Neither of appellants contend that the claim of appellees is not a just and valid debt of the said association. The question in the cause, then, is, shall the statute above set out be held to include claims of the character of the one represented by appellees? The intention of the lawgiver must first be sought in the words of the statute, and if they are obscure, in the occasion of the enactment and in the policy which dictated it, when that can be legitimately ascertained. Prior or contemporaneous legislation upon the same general subject may be resorted to, in aid of the interpretation. Statutes must have a rational interpretation, to be collected not only from the words used, but from the policy which may be reasonably supposed to have dictated the enactment, and the interpretation should be rigorous or liberal, depending upon the in*464terests with which it deals. The courts of this State, in construing the above statute, have never held that its operation should be extended to include contractors, persons or firms engaged to complete certain work for an agreed sum, but that the statute was intended to secure the wages of laborers, making their claims preferred debts in case the property of the employer should pass into the hands of an assignee or receiver. Bell v. Hiner, 16 Ind. App. 184; McElwaine v. Hosey, 135 Ind. 481.

It is nowhere made to appear that the laborers and mechanics who were employed by James A. Thompson & Son, appellees, have not been paid for the services rendered by them. In fact, it appears that they were paid by appellees, their employers. At any event, they are not here seeking the benefit of any statute enacted for their protection. At the time appellees contracted with said association to do the work of building and furnishing certain materials for such buildings, at an agreed price; and at the time of the completion of such work, the laws of the State of Indiana provided ample means by which appellees could have secured the payment of any balance due them under their contracts. Appellees neglected to take advantage of a statute enacted for the protection of contractors, to which class they most certainly belong. The exhibits filed with and made a part of the complaint fully show the capacity in which appellees were employed by appellant, said association. The principal items going to make up the bill of particulars, filed with and made a part of the complaint in this cause, are as follows: “Anderson Driving Park Dr. to James A. Thompson & Son, in'the year 1892: To building 3 barns as per contract, $1,400.00; building one barn and furnishing material as per contract, $900.00; to building amphitheater as per contract, $1,462.00; to *465additional cost to raise amphitheater, $38.00; to additional cost in brick work, $172.00.”

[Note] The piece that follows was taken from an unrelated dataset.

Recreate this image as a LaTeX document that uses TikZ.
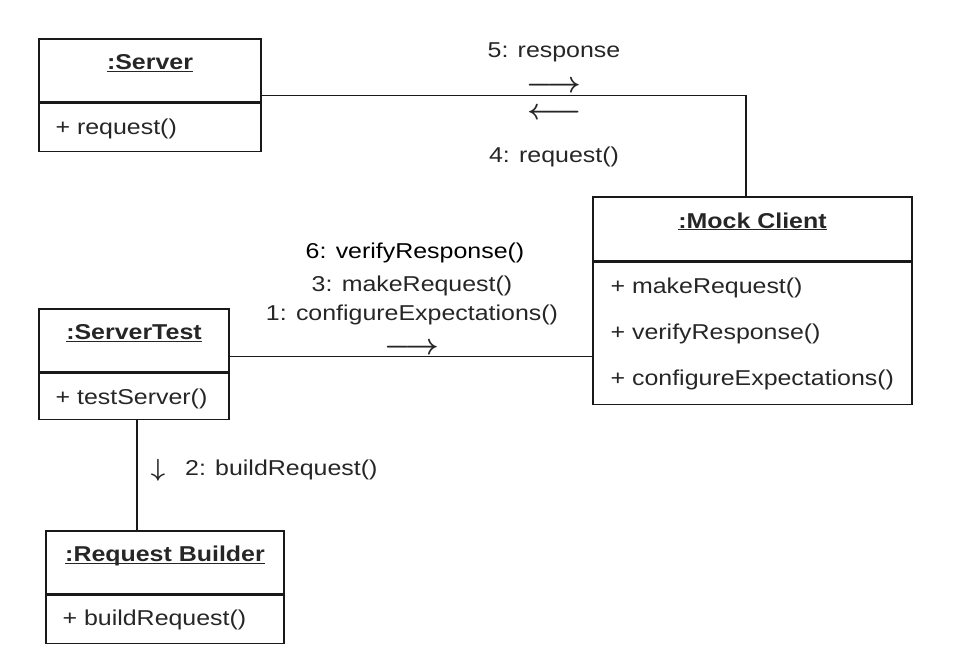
\documentclass[tikz,border=0pt]{standalone}
\usepackage{fontspec}
\setmainfont{Liberation Sans}[FakeStretch=1.16]
\usepackage{graphicx}
\usepackage{tikz}
\usetikzlibrary{shapes}
\newcommand\umlsize{\fontsize{21.5}{26}\selectfont}
\newcommand\objname[1]{\underline{\smash{#1}}}
\newcommand\msgdir[1]{\scalebox{1.18}{\raisebox{0pt}[0.42em][-0.08em]{$#1$}}}
\tikzstyle{objtitle}=[rectangle,
	line width=1.2pt,
	draw=black!90,
	minimum height=63pt,
	inner sep=0pt,
	text=black!85,
	font=\umlsize\bfseries]
\tikzstyle{objops}=[rectangle,
	line width=1.2pt,
	draw=black!90,
	anchor=north,
	inner sep=0pt]
\tikzstyle{op}=[anchor=base west,
	inner sep=0pt,
	text=black!85,
	font=\umlsize]
\tikzstyle{msg}=[anchor=base,
	inner sep=0pt,
	text=black!85,
	font=\umlsize]
\tikzstyle{dir}=[inner sep=0pt,
	text=black!85,
	font=\fontsize{24.88}{30}\selectfont\boldmath]
\tikzstyle{link}=[line width=1.2pt,
	draw=black!90]

\begin{document}
\begin{tikzpicture}[x=1pt,y=-1pt]
					\useasboundingbox (0,0) rectangle (954,669);
					\node (serverTitle) [objtitle, minimum width=222pt] at (150,70.5){\objname{:Server}};
					\node (serverOps) [objops, minimum width=222pt, minimum height=48pt] at (serverTitle.south){};
					\node (serverOp1) [op] at ([xshift=17pt,yshift=-32pt]serverOps.north west){+ request()};

					\node (mockTitle) [objtitle, minimum width=319pt, minimum height=64pt] at (752.5,229){\objname{:Mock Client}};
					\node (mockOps) [objops, minimum width=319pt, minimum height=142pt] at (mockTitle.south){};
					\node (mockOp1) [op] at ([xshift=18pt,yshift=-32pt]mockOps.north west){+ makeRequest()};
					\node (mockOp2) [op] at ([yshift=-46pt]mockOp1.base west){+ verifyResponse()};
					\node (mockOp3) [op] at ([yshift=-46pt]mockOp2.base west){+ configureExpectations()};

					\node (testTitle) [objtitle, minimum width=190pt] at (134,340.5){\objname{:ServerTest}};
					\node (testOps) [objops, minimum width=190pt, minimum height=46pt] at (testTitle.south){};
					\node (testOp1) [op] at ([xshift=17pt,yshift=-32pt]testOps.north west){+ testServer()};

					\node (builderTitle) [objtitle, minimum width=238pt] at (165,562.5){\objname{:Request Builder}};
					\node (builderOps) [objops, minimum width=238pt, minimum height=48pt] at (builderTitle.south){};
					\node (builderOp1) [op] at ([xshift=17pt,yshift=-31pt]builderOps.north west){+ buildRequest()};

					\coordinate (serverPort) at ([yshift=7pt]serverTitle.south east);
					\draw[link] (serverPort) -| ([xshift=-6.5pt]mockTitle.north);
					\coordinate (testPort) at ([yshift=16pt]testTitle.south east);
					\draw[link] (testPort) -- (testPort -| mockOps.west);
					\coordinate (builderPort) at ([xshift=3pt]testOps.south);
					\draw[link] (builderPort) -- (builderPort |- builderTitle.north);

					\node (msgResponse) [msg] at (554,58){5: response};
					\node (dirResponse) [dir] at (554,86){\msgdir{\longrightarrow}};
					\node (dirRequest) [dir] at (555,113){\msgdir{\longleftarrow}};
					\node (msgRequest) [msg] at (554,162){4: request()};

					\node (msgVerify) [msg, text=black] at (415,258){6: verifyResponse()};
					\node (msgMake) [msg] at (412,291){3: makeRequest()};
					\node (msgConfigure) [msg] at (412,320){1: configureExpectations()};
					\node (dirConfigure) [dir] at (412,348){\msgdir{\longrightarrow}};

					\node (dirBuild) [dir] at (158,470){$\downarrow$};
					\node (msgBuild) [msg, anchor=base west] at (185,475){2: buildRequest()};
				\end{tikzpicture}
\end{document}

The items going to make np exhibit B, filed with and made a part of the complaint herein, are for labor done and performed by servants and employes of appellees, not of appellant’s, servants employed by appellees to complete their contract with said association, and paid by appellees as their servants.

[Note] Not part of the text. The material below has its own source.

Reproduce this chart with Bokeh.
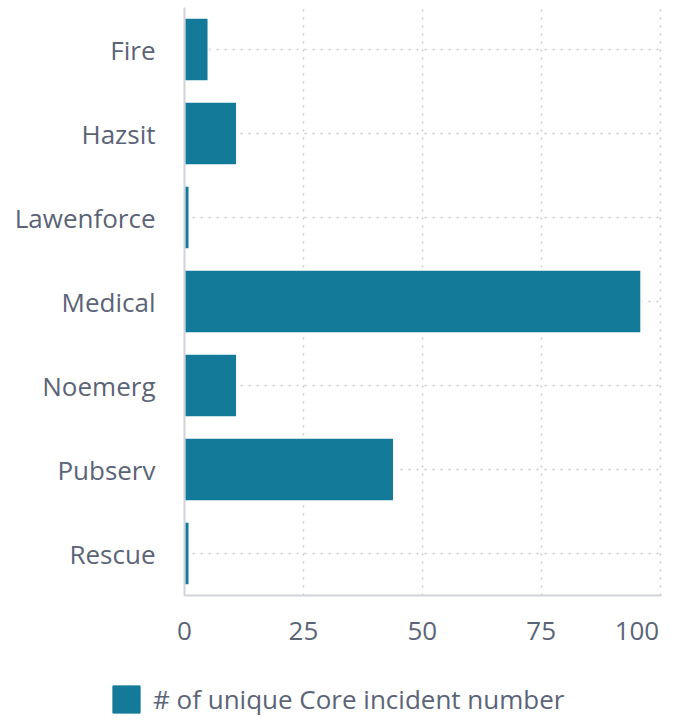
from bokeh.plotting import figure
from bokeh.models import FactorRange, Range1d, Legend, LegendItem, FixedTicker, ColumnDataSource
from bokeh.layouts import column, row
from bokeh.embed import file_html
from bokeh.resources import INLINE

categories = ["Fire", "Hazsit", "Lawenforce", "Medical", "Noemerg", "Pubserv", "Rescue"]
counts = [5, 11, 1, 96, 11, 44, 1]
x_ticks = [0, 25, 50, 75, 100]
series_name = "# of unique Core incident number"

BAR = "#147a9a"
TXT = "#5b6477"
FONT = "Open Sans"

source = ColumnDataSource(dict(cat=categories, val=counts))

p = figure(width=679, height=650, output_backend="svg", toolbar_location=None,
           y_range=FactorRange(factors=list(reversed(categories))),
           x_range=Range1d(0, 100.3),
           min_border_left=184, min_border_right=18, min_border_top=7, min_border_bottom=53)
p.outline_line_color = None

r = p.hbar(y="cat", right="val", left=0, height=0.75, source=source,
           fill_color=BAR, line_color="white", line_width=1.5)

p.xaxis.ticker = FixedTicker(ticks=x_ticks)
p.xaxis.major_label_overrides = {100: "100" + "\u00a0" * 3}
for ax in (p.xaxis[0], p.yaxis[0]):
    ax.axis_line_color = "#d0d3d9"
    ax.axis_line_width = 2
    ax.major_tick_line_color = None
    ax.minor_tick_line_color = None
    ax.major_label_text_font = FONT
    ax.major_label_text_font_size = "26px"
    ax.major_label_text_color = TXT
p.yaxis.major_label_standoff = 23
p.xaxis.major_label_standoff = 10

p.xgrid.ticker = FixedTicker(ticks=[25, 50, 75, 100])
for g in (p.xgrid[0], p.ygrid[0]):
    g.grid_line_color = "#c8c8c8"
    g.grid_line_dash = "2 6"
    g.grid_line_width = 1.5

# legend strip
lg = figure(width=679, height=70, output_backend="svg", toolbar_location=None,
            x_range=Range1d(0, 1), y_range=Range1d(0, 1),
            min_border=0, min_border_left=0, min_border_right=0,
            min_border_top=0, min_border_bottom=0,
            x_axis_type=None, y_axis_type=None)
lg.outline_line_color = None
lg.grid.visible = False
nan = float("nan")
lsrc = ColumnDataSource(dict(l=[nan], r=[nan], b=[nan], t=[nan]))
lr = lg.quad(left="l", right="r", bottom="b", top="t", source=lsrc,
             fill_color=BAR, line_color=BAR)

legend = Legend(items=[LegendItem(label=series_name, renderers=[lr])],
                location=(109, 3), orientation="horizontal",
                glyph_width=34, glyph_height=34, label_standoff=10,
                padding=0, margin=0, border_line_color=None, background_fill_alpha=0,
                label_text_font=FONT, label_text_font_size="26px", label_text_color=TXT)
lg.add_layout(legend, "center")

layout = column(p, row(lg), spacing=0)
open("out.html", "w").write(file_html(layout, INLINE))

This claim arises out of work done in completing a contract entered into and performed in the year 1892, as is shown by the complaint, without filing any notice as is provided for by section 7257, Burns’ R. S. 1894, and after waiting three years, appellees institute this action to enforce their claim as a prior lien against the property of said association, as against valid and existing incumbrances. We are clearly of the opinion that the complaint herein states no cause of action as to N. O. McCullough & Company; that said complaint shows upon its face that appellees are not of the class of persons included within the meaning of section 7058 of the statutes before quoted; that said statute was intended to apply to persons working for wages or salary, and not to contractors, who were, at the time such law was enacted, amply protected by laws then and now in force; that the facts averred in the complaint were not sufficient upon which the court should have rendered a judgment against said association and in favor of appellees for the amount found due them upon their contracts and an allowance of the claim against the trust funds in the hands of said receiver. As to the other relief demanded, the facts averred were insufficient as to any of the appellants.

Judgment reversed, with instructions to the lower court to proceed in accordance with this opinion.